Sean Bishop examines a violin by the most prolific and finest Neapolitan makers of the second half of the 19th century. From the January 2008 issue. Photographs by Richard Valencia [click ‘+’ to zoom]

DATE 1891



Vincenzo Postiglione was born in 1831 in Naples, where he lived till his death in 1916. He probably began his training with his father, also Vincenzo, before becoming apprenticed to Vincenzo Jorio from 1847 to 1852. He set up his own workshop in 1855 and became one of the most prolific and finest Neapolitan makers of the second half of the 19th century.

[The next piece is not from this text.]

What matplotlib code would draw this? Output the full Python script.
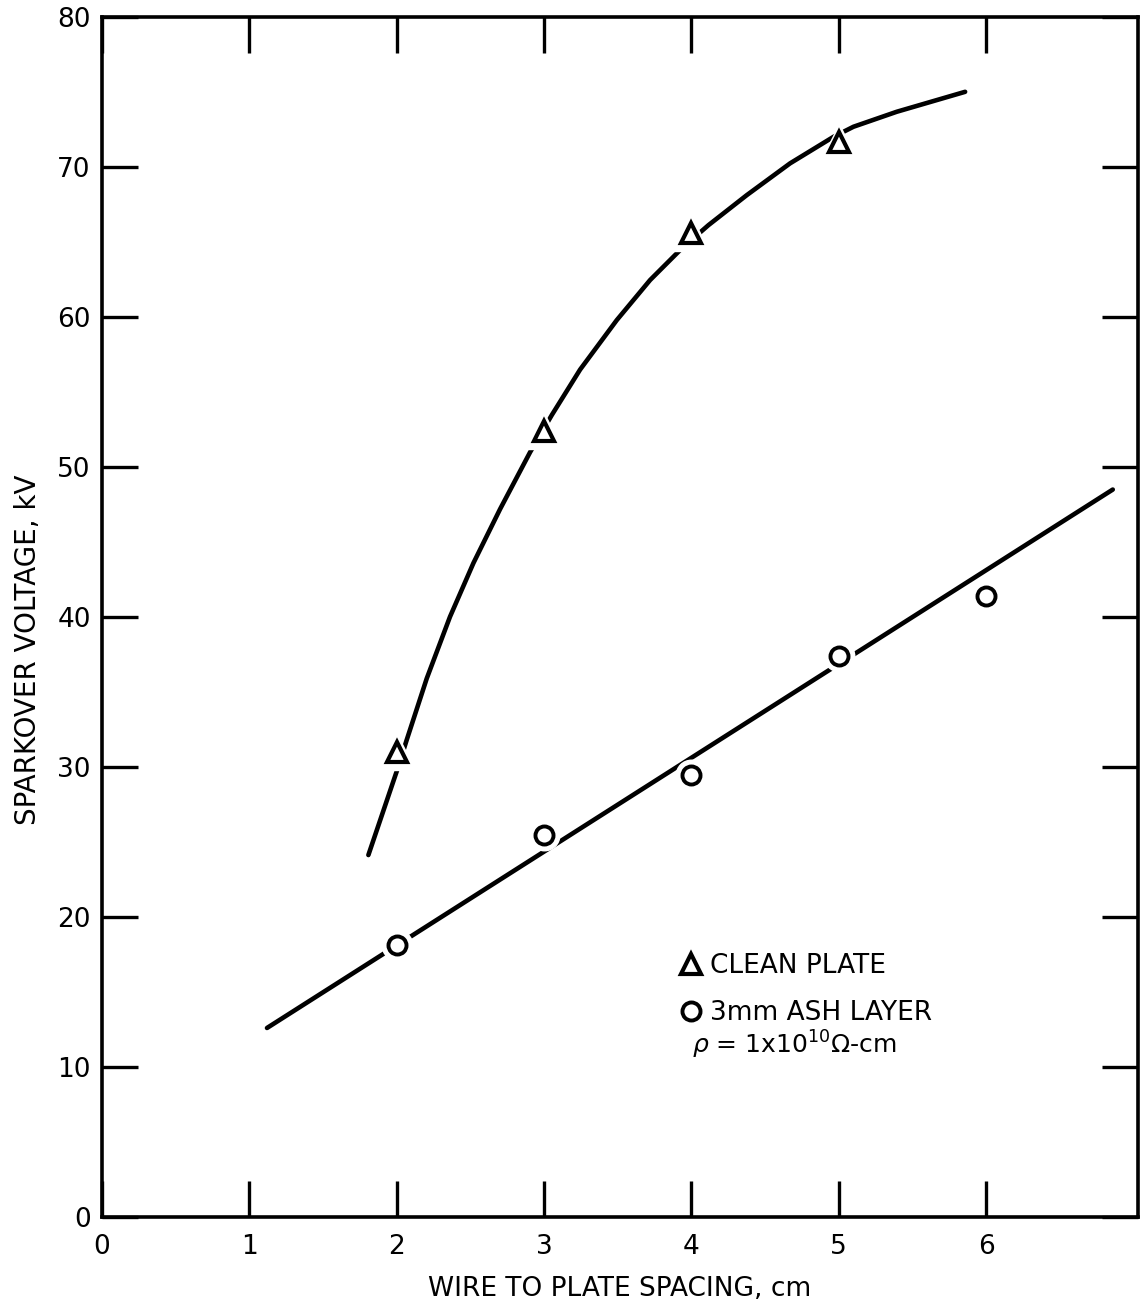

In contrast to the sheer perfection of violin making that emanated from Cremona during the 18th century, or the flair of Turin in the early 19th, instrument making in Naples was a mixture of the great, the good and the downright ugly. By 1850 the Gagliano family’s reign as the most dominant makers in Naples was almost over, and it was Postiglione who took the lead in setting a new standard of making. His instruments are highly regarded today for their beauty of workmanship and revered by musicians for their tone.


Made in 1891, this instrument is a typical example of Postiglione’s work from 1890 to 1910, and it is in excellent condition. Its first, early certificate is from the Amsterdam firm of Max Möller, and the violin seems to have spent most of its life in Holland. It is now played by Matthew Denton, leader of the London-based Carducci Quartet.


As with most Postiglione violins of this period, this violin is a mixture of models. We can see Gagliano-form as well as a dash of Guadagnini, particularly through the C-bouts.


The arching of this violin and most Postiglione violins in general is quite low, which contributes to the overall large tonal power these instruments possess.


The fine purfling goes into a beesting end, elevating the beauty of this violin.


The f-holes are highly characteristic of Postiglione’s style, which incorporates a mixture of influences from Stradivari to G.B. Guadagnini. They are somewhat straight-up in style with rather large bottom stems that show elegant fluting.


The fine two-piece back is of highly figured maple with a descending curl. No pins can be seen in this instrument although other Postiglione examples sometimes have them. The maker often used internal and external brands, sometimes on the back button. His instruments also often feature a signed dedication and drawings.


Probably the weakest element of this violin, the scroll seems very much a Gagliano copy, tightly fisted in style but saved by elegant, deeply fluted volutes that still have a sharp edge.